What ruling on noncompete clauses means for banks — and job hunters
It just got a little harder for companies in Georgia to enforce noncompete agreements, and that could be good news for loan officers and wealth managers at BB&T and SunTrust Banks who could soon be in high demand.
Winston-Salem, N.C.-based BB&T and Atlanta-based SunTrust are in the process of merging and rival banks will not be shy about trying to poach client-facing employees — particularly high-performing ones — who might be looking to jump ship.
And thanks to a March ruling by a state appellate court, the banks’ employees in Georgia looking to move elsewhere may not be hamstrung by noncompete agreements.
Companies often invoke noncompete agreements to block ex-employees from taking clients with them when they change jobs — even though the Georgia law had never explicitly defined which groups of employees were covered by noncompete agreements.
In the March ruling, the Georgia court concluded that the vague language of the law could put companies on treacherous legal ground if they attempt to include noncompete clauses in contracts of client-facing employees.
So if BB&T and SunTrust want to enforce noncompete agreements with all their loan officers and wealth management experts stationed in Georgia, some of those contract provisions might not pass legal muster, according to legal experts.
Other states are also debating the legality of noncompetes, and the upshot is that banks and other companies could find it more difficult to enforce the agreements, said Scott Atkinson, an employment lawyer at Seyfarth Shaw in San Francisco.
That’s good news for job hunters, though from the perspective of management, the weakening of noncompete agreements “removes a tool from the toolkit for protecting client relationships,” said Atkinson.
Some states, including California and New York, have long banned or severely curtailed most forms of noncompete agreements. Employers seeking to enforce noncompetes usually face stiff resistance from New York state judges, one headhunter said.
“In New York state, judges are loath to enforce noncompetes against people because they don’t want to deprive them of the opportunity to earn their living,” said Sal Khan, head of the financial services practice at the headhunter firm Howard-Sloan Search.
More states could be joining the ranks of California and New York. Last month, the Washington state legislature passed a bill that significantly restricts the use of noncompetes, according to Skylar Sherwood, an employment attorney at Fox Rothschild in Seattle.
Under the legislation, noncompete agreements can only be enforced against employees in Washington who make at least $100,000 per year and the restrictions can only be for a duration of 18 months or less. Washington Gov. Jay Inslee, a Democrat, is expected to sign the bill, Sherwood said.
Companies with workers based in Washington state should immediately review their agreements for compliance with the new law, Tim O’Connell, a labor lawyer at Stoel Rives in Seattle, wrote in a legal alert. In some cases, the company may need to revoke existing noncompete agreements.
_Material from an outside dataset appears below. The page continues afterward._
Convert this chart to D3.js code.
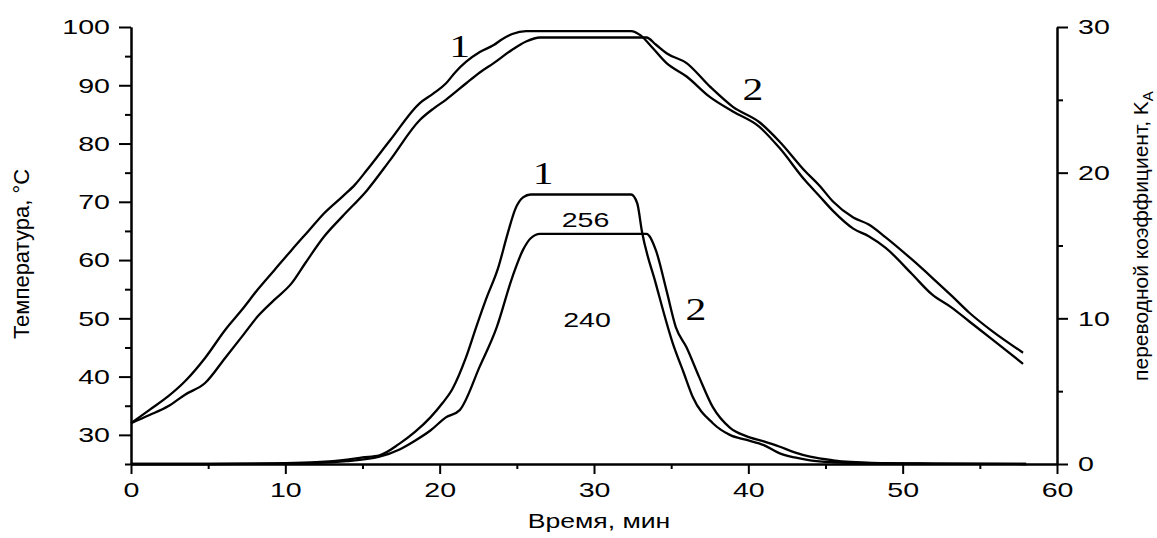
<!DOCTYPE html>
<html>
<head>
<meta charset="utf-8">
<script src="https://cdn.jsdelivr.net/npm/d3@7"></script>
<style>
  html, body { margin: 0; padding: 0; background: #fff; }
  svg { display: block; }
  text { font-family: "Liberation Sans", Arial, sans-serif; fill: #000; }
</style>
</head>
<body>
<svg id="chart" width="1157" height="538"></svg>
<script>
// ---- data ----
const tempTime1 = [0,1.2,2.4,3.5,4.8,6.1,7.2,8.2,9.3,10.4,11.5,12.5,13.7,14.5,15.3,16.8,18.7,19.6,20.4,21.0,21.7,22.6,23.5,24.1,24.7,25.6,32.4,33.0,33.6,34.7,36.0,37.5,39.0,40.7,42.0,43.7,44.6,45.5,46.8,47.8,48.9,50.6,51.9,53.2,54.3,55.8,57.8];
const tempValues1 = [32,34.3,36.6,39.2,43.2,48.0,51.5,54.9,58.3,61.7,65.0,68.0,70.9,72.9,75.5,80.6,86.9,88.6,90.3,92.2,94.0,95.7,96.9,98.0,98.8,99.3,99.3,98.6,97.0,93.8,91.5,88.0,85.5,82.9,79.3,73.6,71.0,68.4,65.4,64.1,62.1,57.6,54.1,51.8,49.5,46.4,42.2];
const tempTime2 = [0,1.2,2.4,3.5,4.8,6.1,7.2,8.2,9.3,10.4,11.3,12.5,13.7,15.3,16.8,18.7,19.6,20.4,21.7,22.6,23.5,24.7,25.6,26.5,33.4,34.0,34.7,36.0,37.5,39.0,40.7,42.0,43.7,44.6,45.5,46.8,47.8,48.9,50.6,51.9,53.2,54.3,55.8,57.8];
const tempValues2 = [32,33.4,34.9,36.9,38.9,43.2,46.9,50.3,53.2,56.0,59.5,64.0,67.5,72.0,77.2,84.0,86.0,87.5,90.3,92.2,93.8,96.1,97.5,98.2,98.2,97.0,95.5,93.8,89.8,86.3,83.7,80.4,75.2,72.8,70.0,67.3,66.1,63.9,60.1,57.0,53.8,51.0,47.8,44.1];
const kTime1 = [0,5,10,12,14,15,16.1,17.4,18.4,19.4,20.2,20.8,21.7,22.4,23.0,23.8,24.4,24.9,25.4,25.9,32.4,32.8,33.1,34.0,35.1,35.8,36.4,37.7,38.8,39.9,41.0,42.0,43.0,44.0,45.5,48,52,58];
const kValues1 = [0,0,0.05,0.12,0.3,0.45,0.6,1.4,2.2,3.2,4.2,5.1,7.3,9.5,11.3,13.5,15.8,17.5,18.3,18.5,18.5,17.9,16.0,12.4,8.3,6.3,4.6,2.8,2.0,1.65,1.3,0.75,0.45,0.25,0.12,0.05,0.02,0];
const kTime2 = [0,5,10,14,16.1,17.4,18.4,19.4,20.4,21.3,22.6,23.7,24.7,25.4,25.9,26.5,33.4,34.0,34.7,35.3,36.0,36.8,37.7,38.8,39.9,41.0,42.0,43.0,44.0,45.5,48,52,58];
const kValues2 = [0,0,0.03,0.2,0.5,1.0,1.6,2.3,3.2,3.7,6.7,9.4,12.8,14.7,15.5,15.8,15.8,14.7,11.9,9.4,8.0,6.0,3.9,2.5,1.9,1.55,1.2,0.8,0.5,0.25,0.08,0.03,0];

const xMajor = [0,10,20,30,40,50,60];
const xMinor = [5,15,25,35,45,55];
const yLeftMajor = [30,40,50,60,70,80,90,100];
const yLeftMinor = [25,35,45,55,65,75,85,95];
const yRightMajor = [0,10,20,30];
const yRightMinor = [5,15,25];

const xTitle = "Время, мин";
const yLeftTitle = "Температура, °C";
const yRightTitle = "переводной коэффициент, K";
const yRightSub = "A";
const areaLabels = ["256", "240"];

// ---- layout ----
const svg = d3.select("#chart");
const X0 = 131, X1 = 1057, Y0 = 464, Y1 = 27;
const x = d3.scaleLinear().domain([0,60]).range([X0,X1]);
const yL = d3.scaleLinear().domain([25,100]).range([Y0,Y1]);
const yR = d3.scaleLinear().domain([0,30]).range([Y0,Y1]);

const STRETCH = 1.36;
function stretch(sel, f) {
  sel.each(function() {
    const len = this.getComputedTextLength();
    if (len > 0) {
      this.setAttribute("textLength", (len * f).toFixed(2));
      this.setAttribute("lengthAdjust", "spacingAndGlyphs");
    }
  });
}

function styleAxis(g) {
  g.selectAll("path.domain").attr("stroke", "#000").attr("stroke-width", 2);
  g.selectAll(".tick line").attr("stroke", "#000").attr("stroke-width", 2);
  g.selectAll(".tick text").attr("font-size", 21).attr("font-family", "Liberation Sans, Arial, sans-serif").attr("fill", "#000");
}

// bottom axis
const gxMin = svg.append("g").attr("transform", `translate(0,${Y0})`)
  .call(d3.axisBottom(x).tickValues(xMinor).tickSize(5).tickFormat("").tickSizeOuter(0));
styleAxis(gxMin);
const gx = svg.append("g").attr("transform", `translate(0,${Y0})`)
  .call(d3.axisBottom(x).tickValues(xMajor).tickSize(10).tickPadding(8).tickSizeOuter(0).tickFormat(d3.format("d")));
styleAxis(gx);

// left axis
const gyMin = svg.append("g").attr("transform", `translate(${X0},0)`)
  .call(d3.axisLeft(yL).tickValues(yLeftMinor).tickSize(6).tickFormat("").tickSizeOuter(0));
styleAxis(gyMin);
const gy = svg.append("g").attr("transform", `translate(${X0},0)`)
  .call(d3.axisLeft(yL).tickValues(yLeftMajor).tickSize(12).tickPadding(9).tickSizeOuter(0).tickFormat(d3.format("d")));
styleAxis(gy);

// right axis
const grMin = svg.append("g").attr("transform", `translate(${X1},0)`)
  .call(d3.axisRight(yR).tickValues(yRightMinor).tickSize(6).tickFormat("").tickSizeOuter(0));
styleAxis(grMin);
const gr = svg.append("g").attr("transform", `translate(${X1},0)`)
  .call(d3.axisRight(yR).tickValues(yRightMajor).tickSize(11).tickPadding(10).tickSizeOuter(0).tickFormat(d3.format("d")));
styleAxis(gr);

stretch(svg.selectAll(".tick text"), STRETCH);

// curves
const lineL = d3.line().x(d => x(d[0])).y(d => yL(d[1])).curve(d3.curveMonotoneX);
const lineR = d3.line().x(d => x(d[0])).y(d => yR(d[1])).curve(d3.curveMonotoneX);
const series = [
  {line: lineL, t: tempTime1, v: tempValues1},
  {line: lineL, t: tempTime2, v: tempValues2},
  {line: lineR, t: kTime1, v: kValues1},
  {line: lineR, t: kTime2, v: kValues2}
];
series.forEach(s => {
  svg.append("path")
    .attr("d", s.line(s.t.map((t, i) => [t, s.v[i]])))
    .attr("fill", "none")
    .attr("stroke", "#000")
    .attr("stroke-width", 2.3)
    .attr("stroke-linejoin", "round");
});

// curve labels (serif)
const curveLabels = [
  {txt: "1", t: 21.3, v: 94.9, axis: "L"},
  {txt: "2", t: 40.3, v: 87.5, axis: "L"},
  {txt: "1", t: 26.7, v: 19.2, axis: "R"},
  {txt: "2", t: 36.6, v: 9.9, axis: "R"}
];
const cl = svg.append("g").selectAll("text").data(curveLabels).join("text")
  .attr("x", d => x(d.t))
  .attr("y", d => d.axis === "L" ? yL(d.v) : yR(d.v))
  .attr("text-anchor", "middle")
  .attr("font-size", 32)
  .style("font-family", "Liberation Serif, Times New Roman, serif")
  .text(d => d.txt);
stretch(cl, 1.3);

// area labels
const al = svg.append("g").selectAll("text").data([
  {txt: areaLabels[0], t: 29.45, v: 16.3},
  {txt: areaLabels[1], t: 29.55, v: 9.4}
]).join("text")
  .attr("x", d => x(d.t))
  .attr("y", d => yR(d.v))
  .attr("text-anchor", "middle")
  .attr("font-size", 21)
  .text(d => d.txt);
stretch(al, STRETCH);

// axis titles
const xt = svg.append("text")
  .attr("x", 599).attr("y", 528)
  .attr("text-anchor", "middle")
  .attr("font-size", 20)
  .text(xTitle);
stretch(xt, 1.33);

svg.append("text")
  .attr("transform", "translate(29,254) rotate(-90)")
  .attr("text-anchor", "middle")
  .attr("font-size", 22)
  .text(yLeftTitle);

const rt = svg.append("text")
  .attr("transform", "translate(1148,236) rotate(-90)")
  .attr("text-anchor", "middle")
  .attr("font-size", 21);
rt.append("tspan").text(yRightTitle);
rt.append("tspan").attr("font-size", 15).attr("dy", 5).text(yRightSub);
</script>
</body>
</html>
Labor unions and advocacy groups are also weighing in on the issue. A group of 20 organizations, including the AFL-CIO and Service Employees International Union, last month petitioned the Federal Trade Commission to ban noncompete agreements. The Open Markets Institute, which also signed the petition, estimated that one in five U.S. workers has a noncompete agreement. The FTC has not yet issued a response to the petition.
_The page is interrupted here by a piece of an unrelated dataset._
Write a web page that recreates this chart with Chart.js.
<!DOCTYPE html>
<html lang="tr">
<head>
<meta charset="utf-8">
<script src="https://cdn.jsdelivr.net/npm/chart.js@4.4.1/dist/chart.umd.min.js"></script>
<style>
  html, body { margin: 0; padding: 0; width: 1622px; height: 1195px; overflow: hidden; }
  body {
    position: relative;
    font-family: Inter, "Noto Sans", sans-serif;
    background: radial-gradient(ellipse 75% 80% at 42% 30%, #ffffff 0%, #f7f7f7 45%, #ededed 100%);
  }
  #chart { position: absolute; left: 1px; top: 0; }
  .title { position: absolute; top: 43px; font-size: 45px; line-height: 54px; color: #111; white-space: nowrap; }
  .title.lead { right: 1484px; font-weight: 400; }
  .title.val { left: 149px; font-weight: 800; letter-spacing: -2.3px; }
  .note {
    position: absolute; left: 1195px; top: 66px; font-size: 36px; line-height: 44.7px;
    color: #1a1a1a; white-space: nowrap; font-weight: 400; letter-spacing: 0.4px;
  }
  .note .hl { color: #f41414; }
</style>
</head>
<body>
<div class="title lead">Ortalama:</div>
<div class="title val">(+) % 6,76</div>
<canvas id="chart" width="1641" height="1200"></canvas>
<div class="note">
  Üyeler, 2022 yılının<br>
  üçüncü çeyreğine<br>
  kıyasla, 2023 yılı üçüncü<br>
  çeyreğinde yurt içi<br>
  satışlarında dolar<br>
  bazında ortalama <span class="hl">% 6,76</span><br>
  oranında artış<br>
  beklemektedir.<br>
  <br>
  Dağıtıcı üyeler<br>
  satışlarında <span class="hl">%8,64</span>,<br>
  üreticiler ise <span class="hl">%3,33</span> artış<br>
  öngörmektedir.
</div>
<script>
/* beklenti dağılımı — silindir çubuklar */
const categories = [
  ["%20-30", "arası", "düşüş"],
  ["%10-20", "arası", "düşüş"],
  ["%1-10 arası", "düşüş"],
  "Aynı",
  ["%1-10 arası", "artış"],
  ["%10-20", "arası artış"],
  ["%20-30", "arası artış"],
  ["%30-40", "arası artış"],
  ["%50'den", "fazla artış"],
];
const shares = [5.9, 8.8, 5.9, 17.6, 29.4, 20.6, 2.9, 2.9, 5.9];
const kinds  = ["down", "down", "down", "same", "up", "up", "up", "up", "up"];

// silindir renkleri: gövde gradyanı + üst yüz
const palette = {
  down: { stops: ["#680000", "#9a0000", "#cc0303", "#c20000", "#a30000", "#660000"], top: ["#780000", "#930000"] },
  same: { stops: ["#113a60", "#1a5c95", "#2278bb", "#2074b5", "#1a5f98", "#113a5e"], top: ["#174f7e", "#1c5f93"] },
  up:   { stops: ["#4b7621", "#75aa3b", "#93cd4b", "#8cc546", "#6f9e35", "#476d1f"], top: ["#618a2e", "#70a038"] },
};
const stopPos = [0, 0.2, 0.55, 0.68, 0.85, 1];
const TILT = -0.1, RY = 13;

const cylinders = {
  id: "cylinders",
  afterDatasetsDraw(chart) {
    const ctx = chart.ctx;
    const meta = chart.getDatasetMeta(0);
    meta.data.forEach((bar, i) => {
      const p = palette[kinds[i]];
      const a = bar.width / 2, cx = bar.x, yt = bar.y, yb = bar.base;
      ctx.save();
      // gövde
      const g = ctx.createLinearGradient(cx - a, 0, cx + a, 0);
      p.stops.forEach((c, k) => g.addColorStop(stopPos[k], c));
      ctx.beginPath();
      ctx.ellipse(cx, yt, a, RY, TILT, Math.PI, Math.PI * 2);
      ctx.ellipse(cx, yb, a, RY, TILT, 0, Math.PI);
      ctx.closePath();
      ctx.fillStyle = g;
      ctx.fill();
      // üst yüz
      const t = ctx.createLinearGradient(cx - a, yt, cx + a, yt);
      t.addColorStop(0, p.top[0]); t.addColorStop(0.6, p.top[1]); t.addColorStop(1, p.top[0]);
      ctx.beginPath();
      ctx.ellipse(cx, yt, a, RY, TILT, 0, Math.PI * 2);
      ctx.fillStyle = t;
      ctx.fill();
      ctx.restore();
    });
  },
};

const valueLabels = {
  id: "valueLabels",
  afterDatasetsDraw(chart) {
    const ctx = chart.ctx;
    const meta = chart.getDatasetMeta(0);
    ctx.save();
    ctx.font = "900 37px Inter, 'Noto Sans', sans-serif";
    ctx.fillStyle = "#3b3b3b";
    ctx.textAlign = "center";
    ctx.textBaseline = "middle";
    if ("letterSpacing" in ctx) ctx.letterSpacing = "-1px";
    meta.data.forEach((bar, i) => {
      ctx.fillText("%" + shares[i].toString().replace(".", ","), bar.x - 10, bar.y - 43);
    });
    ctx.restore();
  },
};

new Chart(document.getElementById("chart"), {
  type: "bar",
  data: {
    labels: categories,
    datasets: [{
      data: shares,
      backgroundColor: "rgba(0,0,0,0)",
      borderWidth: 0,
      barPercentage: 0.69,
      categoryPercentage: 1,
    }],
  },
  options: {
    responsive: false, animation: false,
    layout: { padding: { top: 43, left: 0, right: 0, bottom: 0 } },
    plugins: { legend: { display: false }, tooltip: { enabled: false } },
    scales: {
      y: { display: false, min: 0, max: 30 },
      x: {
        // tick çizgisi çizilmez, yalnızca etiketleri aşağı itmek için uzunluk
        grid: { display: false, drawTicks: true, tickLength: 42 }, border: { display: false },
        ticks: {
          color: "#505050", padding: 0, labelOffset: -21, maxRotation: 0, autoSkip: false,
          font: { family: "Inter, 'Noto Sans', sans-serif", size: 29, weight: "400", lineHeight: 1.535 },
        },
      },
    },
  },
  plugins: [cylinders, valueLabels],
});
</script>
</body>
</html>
In the Georgia case, a construction company tried to enforce a noncompete against a former worker after he recruited a client to his new employer, according to a legal alert written by Jeffrey Mokotoff, a labor attorney at FordHarrison in Atlanta. The court ruled that a noncompete agreement couldn’t be enforced because the ex-worker developed the client relationship through his own actions, such as being trustworthy.
Noncompetes often come into play when banks merge and employees start scouring the job market to assess their options. This is especially true of workers who fear their jobs may be eliminated due to overlap, said Carrie York, an executive recruiter in Granville, Ohio, who works closely with banks.
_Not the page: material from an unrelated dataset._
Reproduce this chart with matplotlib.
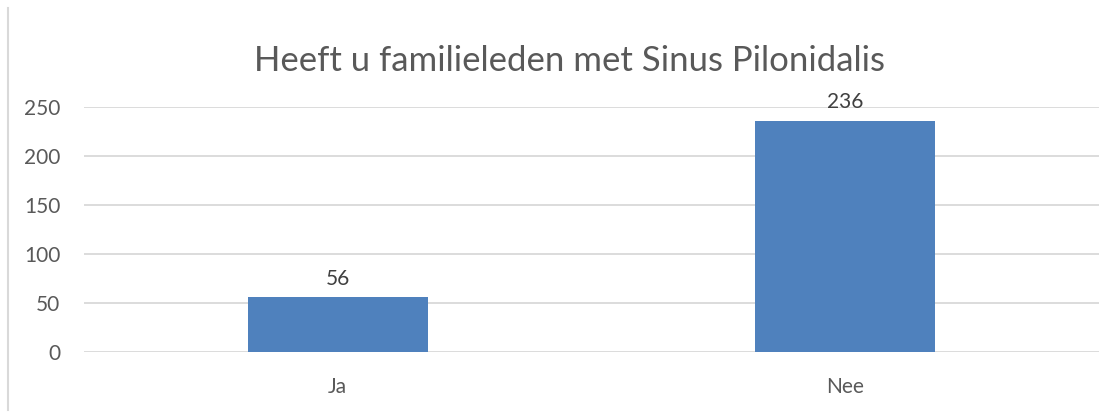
import matplotlib
matplotlib.use("Agg")
import matplotlib.pyplot as plt
from matplotlib.lines import Line2D

categories = ["Ja", "Nee"]
values = [56, 236]
yticks = [0, 50, 100, 150, 200, 250]
title = "Heeft u familieleden met Sinus Pilonidalis"

plt.rcParams['font.family'] = ['Lato', 'DejaVu Sans']
txt = "#595959"

fig = plt.figure(figsize=(11.15, 4.12), dpi=100)
ax = fig.add_axes([84/1115, 1-352/412, (1099-84)/1115, (352-107)/412])

x = list(range(len(categories)))
bars = ax.bar(x, values, width=0.355, color="#4F81BD", zorder=3)
for xi, v in zip(x, values):
    ax.annotate(str(v), (xi, v), xytext=(0, 6), textcoords="offset points",
                ha="center", va="bottom", fontsize=15, color="#404040")

ax.set_xlim(-0.5, 1.5)
ax.set_ylim(0, 250)
ax.set_yticks(yticks)
ax.set_xticks(x)
ax.set_xticklabels(categories)
ax.tick_params(axis="both", length=0, labelsize=15, colors=txt)
ax.tick_params(axis="y", pad=17)
ax.tick_params(axis="x", pad=18)
ax.grid(axis="y", color="#D9D9D9", linewidth=1.3, zorder=0)
for s in ax.spines.values():
    s.set_visible(False)

fig.text(570/1115, 1-61/412, title, ha="center", va="center", fontsize=25, color=txt)
fig.add_artist(Line2D([8/1115, 8/1115], [1-410/412, 1-8/412], color="#D9D9D9", linewidth=1.5))

fig.savefig("out.png", dpi=100)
Banks write noncompete clauses into employee contracts to try to minimize client defections when employees leave.
“It’s all about the clients,” York said. Many banks are fine if employees leave, “as long as they don’t take their clients with them,” she said.
It’s hard to know how many of BB&T and SunTrust employees have noncompete agreements in their contracts and which ones might be enforced if workers seem employment elsewhere.
SunTrust “uses noncompete agreements on a balanced and limited basis that is fair to our employees and consistent with market practices and legal standards,” spokesman Mike McCoy said in an emailed statement.
BB&T declined to comment.
Still, in-market mergers always create a fair amount of upheaval, so it’s no surprise that when BB&T and SunTrust announced their deal in February, rivals immediately pounced.
The $18 billion-asset Cadence Bank, for example, lured a senior vice president, BJ Green, from SunTrust to become commercial banking executive for Georgia, only a month after the merger was announced. Cadence moved its bank headquarters to Atlanta this year after acquiring Atlanta-based State Bank & Trust. (Cadence Bancorp., the holding company, remains headquartered in Houston.)
Banks can rely on trade secret rules and nondisclosure agreements as effective alternatives to noncompete agreements, Atkinson said. Both are typically viewed more favorably by the courts, he added.
What the courts are "really trying to do is ensure freedom of movement in the workforce,” he said.